It’s really time to cut through all of those misconceptions surrounding investing in commodities. One of the biggest of all the wild claims against the commodities market is that you can’t make money when trading commodities. Well we know that isn’t true, because it’s been proven over and over again by successful traders. But these myths make new traders reluctant to enter the commodities market. Do keep in mind that myths stating you can’t make money are typically investors who were not prepared beforehand. Like any sort of trading, you want to spend adequate time studying and learning before you even consider making a move. By understanding how the market works, you can protect yourself from failure and earn nice profits.
Using Leverage Wisely
Knowing how much to leverage an account is where inexperienced commodity traders can fail. Unlike the stock market, you only need to put up from 3% to 15% of your futures contract in the futures margin. This gives commodity traders incredible leverage. This is also where it’s important to learn about holding back a little. For the best long-term success, stay on the low side. Instead of trading as many contracts as allowed by the margin requirements, trade fewer. A safe rule of thumb is to only trade one or two futures at a time. This will help you avoid failing due to getting tripped up with too much leverage.

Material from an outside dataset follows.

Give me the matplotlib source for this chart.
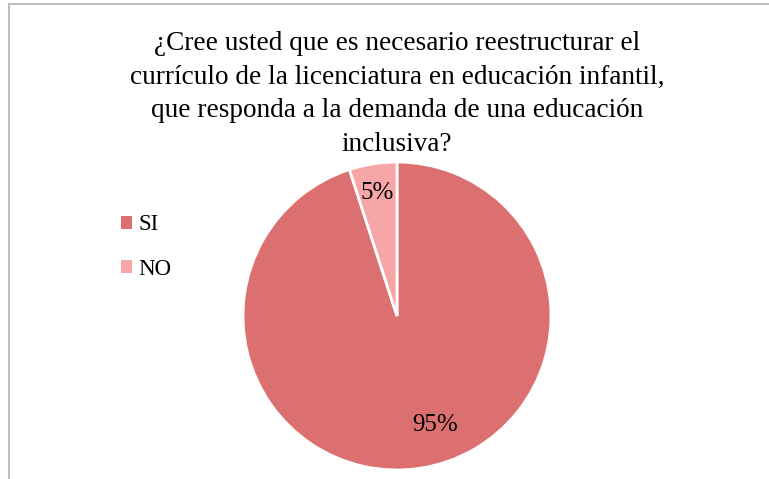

Dumping Commodities in Your Front Yard
Have you ever heard the myth that trading in commodities can mean you might get a contract of soybeans dumped in your front yard? Taking possession of commodities isn’t something that you need to think about too much, and it shouldn’t keep you from entering the commodities market. The trades that are involved with taking delivery of contracts are commercial players. You will have ample warning to close your futures contract in time. This usually happens weeks before the end of your contract. If you forget to close it before the first notice day, your broker is sure to remind you.
Trading Commodities for the Long Haul
When entering into the commodities market, think of it as a long-term investment. It is actually a zero-sum kind of situation where every time one person loses a dollar, someone else along the line profits by a dollar or two. You might not be the one who wins every time, but if you average out your winnings over a number of years you will see your profits. For those who come to the table ill-prepared, they are most likely to lose all their money in the first few months and leave with their tail between their legs. If you enjoy the trading scene but aren’t earning nice profits, at some point you need to take a close look at your strategy. Don’t stop trading but examine where you are going wrong and determine how you can make the correct adjustments. Whether you are a novice or an experienced investor, you should always periodically stop what you’re doing to check that your trading strategy is leading you towards your goals.